(begin)

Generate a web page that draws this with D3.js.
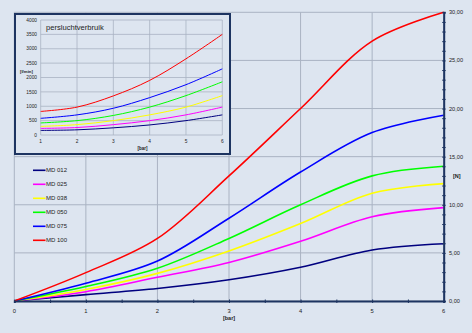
<!DOCTYPE html>
<html>
<head>
<meta charset="utf-8">
<script src="https://cdn.jsdelivr.net/npm/d3@7"></script>
<style>
  html, body { margin: 0; padding: 0; background: #dde5f0; }
  svg { display: block; font-family: "Liberation Sans", Arial, sans-serif; }
</style>
</head>
<body>
<svg id="chart" width="472" height="333"></svg>
<script>
// Series names and colours
const seriesNames = ["MD 012", "MD 025", "MD 038", "MD 050", "MD 075", "MD 100"];
const seriesColors = ["#00007f", "#ff00ff", "#ffff00", "#00ff00", "#0000ff", "#ff0000"];

// Force [N] against pressure [bar]
const pressure = [0, 1, 2, 3, 4, 5, 6];
const force012 = [0, 0.66, 1.3, 2.2, 3.5, 5.3, 5.95];
const force025 = [0, 0.97, 2.46, 4.0, 6.2, 8.75, 9.7];
const force038 = [0, 1.2, 2.87, 5.2, 8.05, 11.2, 12.2];
const force050 = [0, 1.5, 3.4, 6.5, 10.0, 13.0, 14.0];
const force075 = [0, 1.85, 4.15, 8.6, 13.4, 17.5, 19.3];
const force100 = [0, 2.95, 6.5, 13.0, 20.0, 27.0, 30.0];
const forceSeries = [force012, force025, force038, force050, force075, force100];
const forceTicks = [0, 5, 10, 15, 20, 25, 30];

// Compressed air consumption [l/min] against pressure [bar]
const airPressure = [1, 2, 3, 4, 5, 6];
const air012 = [160, 180, 250, 350, 500, 700];
const air025 = [230, 260, 360, 500, 700, 970];
const air038 = [300, 360, 500, 700, 970, 1370];
const air050 = [420, 500, 680, 970, 1370, 1850];
const air075 = [580, 700, 930, 1300, 1750, 2300];
const air100 = [820, 970, 1360, 1900, 2650, 3500];
const airSeries = [air012, air025, air038, air050, air075, air100];
const airTicks = [0, 500, 1000, 1500, 2000, 2500, 3000, 3500, 4000];

const svg = d3.select("#chart");
const gridColor = "#aab3c3";
const axisColor = "#1d3461";

// ---------- main chart ----------
const x = d3.scaleLinear().domain([0, 6]).range([14.3, 443.7]);
const y = d3.scaleLinear().domain([0, 30]).range([301, 12.3]);

const main = svg.append("g");

// grid
main.append("g").selectAll("line.v").data(pressure).join("line")
  .attr("x1", d => x(d)).attr("x2", d => x(d))
  .attr("y1", y(0)).attr("y2", y(30))
  .attr("stroke", gridColor).attr("stroke-width", 1);
main.append("g").selectAll("line.h").data(forceTicks).join("line")
  .attr("x1", x(0)).attr("x2", x(6))
  .attr("y1", d => y(d)).attr("y2", d => y(d))
  .attr("stroke", gridColor).attr("stroke-width", 1);

// curves
const mainLine = d3.line()
  .x((d, i) => x(pressure[i]))
  .y(d => y(d))
  .curve(d3.curveCatmullRom.alpha(0.5));
main.append("g").selectAll("path").data(forceSeries).join("path")
  .attr("d", d => mainLine(d))
  .attr("fill", "none")
  .attr("stroke", (d, i) => seriesColors[i])
  .attr("stroke-width", 1.6);

// bottom axis
const xAxis = d3.axisBottom(x).tickValues(d3.range(0, 6.01, 0.5)).tickSize(2).tickFormat("");
const gx = main.append("g").attr("transform", `translate(0,${y(0)})`).call(xAxis);
gx.select(".domain").attr("stroke", axisColor).attr("stroke-width", 2);
gx.selectAll(".tick line").attr("stroke", axisColor).attr("y1", -1.5);
main.append("g").selectAll("text").data(pressure).join("text")
  .attr("x", d => x(d)).attr("y", 312.5)
  .attr("text-anchor", "middle")
  .attr("font-size", 5.8).attr("fill", "#222")
  .text(d => d);
main.append("text").attr("x", x(3)).attr("y", 320)
  .attr("text-anchor", "middle").attr("font-size", 5.5).attr("font-weight", "bold")
  .attr("fill", "#222").text("[bar]");

// right axis
const yAxis = d3.axisRight(y).tickValues(d3.range(0, 30.01, 1)).tickSize(2).tickFormat("");
const gy = main.append("g").attr("transform", `translate(${x(6)},0)`).call(yAxis);
gy.select(".domain").attr("stroke", axisColor).attr("stroke-width", 2);
gy.selectAll(".tick line").attr("stroke", axisColor).attr("x1", -1.5);
main.append("g").selectAll("text").data(forceTicks).join("text")
  .attr("x", 449).attr("y", d => y(d) + 2)
  .attr("font-size", 5.6).attr("fill", "#222")
  .text(d => d3.format(".2f")(d).replace(".", ","));
main.append("text").attr("x", 453).attr("y", 178)
  .attr("font-size", 5.5).attr("font-weight", "bold").attr("fill", "#222").text("[N]");

// legend
const legend = main.append("g");
seriesNames.forEach((name, i) => {
  const ly = 170.3 + i * 14;
  legend.append("line").attr("x1", 33).attr("x2", 45.5).attr("y1", ly).attr("y2", ly)
    .attr("stroke", seriesColors[i]).attr("stroke-width", 1.6);
  legend.append("text").attr("x", 46).attr("y", ly + 2.1)
    .attr("font-size", 6).attr("fill", "#222").text(name);
});

// ---------- inset: persluchtverbruik ----------
const inset = svg.append("g");
inset.append("rect").attr("x", 15).attr("y", 14).attr("width", 215).attr("height", 140)
  .attr("fill", "#dde5f0").attr("stroke", axisColor).attr("stroke-width", 2);

const ix = d3.scaleLinear().domain([1, 6]).range([40.7, 222.3]);
const iy = d3.scaleLinear().domain([0, 4000]).range([135, 20]);

inset.append("g").selectAll("line").data(airPressure).join("line")
  .attr("x1", d => ix(d)).attr("x2", d => ix(d))
  .attr("y1", iy(0)).attr("y2", iy(4000))
  .attr("stroke", gridColor).attr("stroke-width", 0.8);
inset.append("g").selectAll("line").data(airTicks).join("line")
  .attr("x1", ix(1)).attr("x2", ix(6))
  .attr("y1", d => iy(d)).attr("y2", d => iy(d))
  .attr("stroke", gridColor).attr("stroke-width", 0.8);

const insetLine = d3.line()
  .x((d, i) => ix(airPressure[i]))
  .y(d => iy(d))
  .curve(d3.curveCatmullRom.alpha(0.5));
inset.append("g").selectAll("path").data(airSeries).join("path")
  .attr("d", d => insetLine(d))
  .attr("fill", "none")
  .attr("stroke", (d, i) => seriesColors[i])
  .attr("stroke-width", 1);

inset.append("g").selectAll("text").data(airTicks).join("text")
  .attr("x", 37).attr("y", d => iy(d) + 1.7)
  .attr("text-anchor", "end").attr("font-size", 4.8).attr("fill", "#222")
  .text(d => d);
inset.append("g").selectAll("text").data(airPressure).join("text")
  .attr("x", d => ix(d)).attr("y", 143)
  .attr("text-anchor", "middle").attr("font-size", 4.8).attr("fill", "#222")
  .text(d => d);
inset.append("text").attr("x", ix(3.8)).attr("y", 149.5)
  .attr("text-anchor", "middle").attr("font-size", 4.5).attr("font-weight", "bold")
  .attr("fill", "#222").text("[bar]");
inset.append("text").attr("x", 20).attr("y", 72.5)
  .attr("font-size", 4.3).attr("font-weight", "bold").attr("fill", "#222").text("[l/min]");
inset.append("text").attr("x", 46).attr("y", 29.5)
  .attr("font-size", 7.6).attr("fill", "#222").text("persluchtverbruik");
</script>
</body>
</html>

(end)

Reproduce the material above verbatim; omit every picture.

In response:
Generate a web page that draws this with D3.js.
<!DOCTYPE html>
<html>
<head>
<meta charset="utf-8">
<script src="https://cdn.jsdelivr.net/npm/d3@7"></script>
<style>
  html, body { margin: 0; padding: 0; background: #dde5f0; }
  svg { display: block; font-family: "Liberation Sans", Arial, sans-serif; }
</style>
</head>
<body>
<svg id="chart" width="472" height="333"></svg>
<script>
// Series names and colours
const seriesNames = ["MD 012", "MD 025", "MD 038", "MD 050", "MD 075", "MD 100"];
const seriesColors = ["#00007f", "#ff00ff", "#ffff00", "#00ff00", "#0000ff", "#ff0000"];

// Force [N] against pressure [bar]
const pressure = [0, 1, 2, 3, 4, 5, 6];
const force012 = [0, 0.66, 1.3, 2.2, 3.5, 5.3, 5.95];
const force025 = [0, 0.97, 2.46, 4.0, 6.2, 8.75, 9.7];
const force038 = [0, 1.2, 2.87, 5.2, 8.05, 11.2, 12.2];
const force050 = [0, 1.5, 3.4, 6.5, 10.0, 13.0, 14.0];
const force075 = [0, 1.85, 4.15, 8.6, 13.4, 17.5, 19.3];
const force100 = [0, 2.95, 6.5, 13.0, 20.0, 27.0, 30.0];
const forceSeries = [force012, force025, force038, force050, force075, force100];
const forceTicks = [0, 5, 10, 15, 20, 25, 30];

// Compressed air consumption [l/min] against pressure [bar]
const airPressure = [1, 2, 3, 4, 5, 6];
const air012 = [160, 180, 250, 350, 500, 700];
const air025 = [230, 260, 360, 500, 700, 970];
const air038 = [300, 360, 500, 700, 970, 1370];
const air050 = [420, 500, 680, 970, 1370, 1850];
const air075 = [580, 700, 930, 1300, 1750, 2300];
const air100 = [820, 970, 1360, 1900, 2650, 3500];
const airSeries = [air012, air025, air038, air050, air075, air100];
const airTicks = [0, 500, 1000, 1500, 2000, 2500, 3000, 3500, 4000];

const svg = d3.select("#chart");
const gridColor = "#aab3c3";
const axisColor = "#1d3461";

// ---------- main chart ----------
const x = d3.scaleLinear().domain([0, 6]).range([14.3, 443.7]);
const y = d3.scaleLinear().domain([0, 30]).range([301, 12.3]);

const main = svg.append("g");

// grid
main.append("g").selectAll("line.v").data(pressure).join("line")
  .attr("x1", d => x(d)).attr("x2", d => x(d))
  .attr("y1", y(0)).attr("y2", y(30))
  .attr("stroke", gridColor).attr("stroke-width", 1);
main.append("g").selectAll("line.h").data(forceTicks).join("line")
  .attr("x1", x(0)).attr("x2", x(6))
  .attr("y1", d => y(d)).attr("y2", d => y(d))
  .attr("stroke", gridColor).attr("stroke-width", 1);

// curves
const mainLine = d3.line()
  .x((d, i) => x(pressure[i]))
  .y(d => y(d))
  .curve(d3.curveCatmullRom.alpha(0.5));
main.append("g").selectAll("path").data(forceSeries).join("path")
  .attr("d", d => mainLine(d))
  .attr("fill", "none")
  .attr("stroke", (d, i) => seriesColors[i])
  .attr("stroke-width", 1.6);

// bottom axis
const xAxis = d3.axisBottom(x).tickValues(d3.range(0, 6.01, 0.5)).tickSize(2).tickFormat("");
const gx = main.append("g").attr("transform", `translate(0,${y(0)})`).call(xAxis);
gx.select(".domain").attr("stroke", axisColor).attr("stroke-width", 2);
gx.selectAll(".tick line").attr("stroke", axisColor).attr("y1", -1.5);
main.append("g").selectAll("text").data(pressure).join("text")
  .attr("x", d => x(d)).attr("y", 312.5)
  .attr("text-anchor", "middle")
  .attr("font-size", 5.8).attr("fill", "#222")
  .text(d => d);
main.append("text").attr("x", x(3)).attr("y", 320)
  .attr("text-anchor", "middle").attr("font-size", 5.5).attr("font-weight", "bold")
  .attr("fill", "#222").text("[bar]");

// right axis
const yAxis = d3.axisRight(y).tickValues(d3.range(0, 30.01, 1)).tickSize(2).tickFormat("");
const gy = main.append("g").attr("transform", `translate(${x(6)},0)`).call(yAxis);
gy.select(".domain").attr("stroke", axisColor).attr("stroke-width", 2);
gy.selectAll(".tick line").attr("stroke", axisColor).attr("x1", -1.5);
main.append("g").selectAll("text").data(forceTicks).join("text")
  .attr("x", 449).attr("y", d => y(d) + 2)
  .attr("font-size", 5.6).attr("fill", "#222")
  .text(d => d3.format(".2f")(d).replace(".", ","));
main.append("text").attr("x", 453).attr("y", 178)
  .attr("font-size", 5.5).attr("font-weight", "bold").attr("fill", "#222").text("[N]");

// legend
const legend = main.append("g");
seriesNames.forEach((name, i) => {
  const ly = 170.3 + i * 14;
  legend.append("line").attr("x1", 33).attr("x2", 45.5).attr("y1", ly).attr("y2", ly)
    .attr("stroke", seriesColors[i]).attr("stroke-width", 1.6);
  legend.append("text").attr("x", 46).attr("y", ly + 2.1)
    .attr("font-size", 6).attr("fill", "#222").text(name);
});

// ---------- inset: persluchtverbruik ----------
const inset = svg.append("g");
inset.append("rect").attr("x", 15).attr("y", 14).attr("width", 215).attr("height", 140)
  .attr("fill", "#dde5f0").attr("stroke", axisColor).attr("stroke-width", 2);

const ix = d3.scaleLinear().domain([1, 6]).range([40.7, 222.3]);
const iy = d3.scaleLinear().domain([0, 4000]).range([135, 20]);

inset.append("g").selectAll("line").data(airPressure).join("line")
  .attr("x1", d => ix(d)).attr("x2", d => ix(d))
  .attr("y1", iy(0)).attr("y2", iy(4000))
  .attr("stroke", gridColor).attr("stroke-width", 0.8);
inset.append("g").selectAll("line").data(airTicks).join("line")
  .attr("x1", ix(1)).attr("x2", ix(6))
  .attr("y1", d => iy(d)).attr("y2", d => iy(d))
  .attr("stroke", gridColor).attr("stroke-width", 0.8);

const insetLine = d3.line()
  .x((d, i) => ix(airPressure[i]))
  .y(d => iy(d))
  .curve(d3.curveCatmullRom.alpha(0.5));
inset.append("g").selectAll("path").data(airSeries).join("path")
  .attr("d", d => insetLine(d))
  .attr("fill", "none")
  .attr("stroke", (d, i) => seriesColors[i])
  .attr("stroke-width", 1);

inset.append("g").selectAll("text").data(airTicks).join("text")
  .attr("x", 37).attr("y", d => iy(d) + 1.7)
  .attr("text-anchor", "end").attr("font-size", 4.8).attr("fill", "#222")
  .text(d => d);
inset.append("g").selectAll("text").data(airPressure).join("text")
  .attr("x", d => ix(d)).attr("y", 143)
  .attr("text-anchor", "middle").attr("font-size", 4.8).attr("fill", "#222")
  .text(d => d);
inset.append("text").attr("x", ix(3.8)).attr("y", 149.5)
  .attr("text-anchor", "middle").attr("font-size", 4.5).attr("font-weight", "bold")
  .attr("fill", "#222").text("[bar]");
inset.append("text").attr("x", 20).attr("y", 72.5)
  .attr("font-size", 4.3).attr("font-weight", "bold").attr("fill", "#222").text("[l/min]");
inset.append("text").attr("x", 46).attr("y", 29.5)
  .attr("font-size", 7.6).attr("fill", "#222").text("persluchtverbruik");
</script>
</body>
</html>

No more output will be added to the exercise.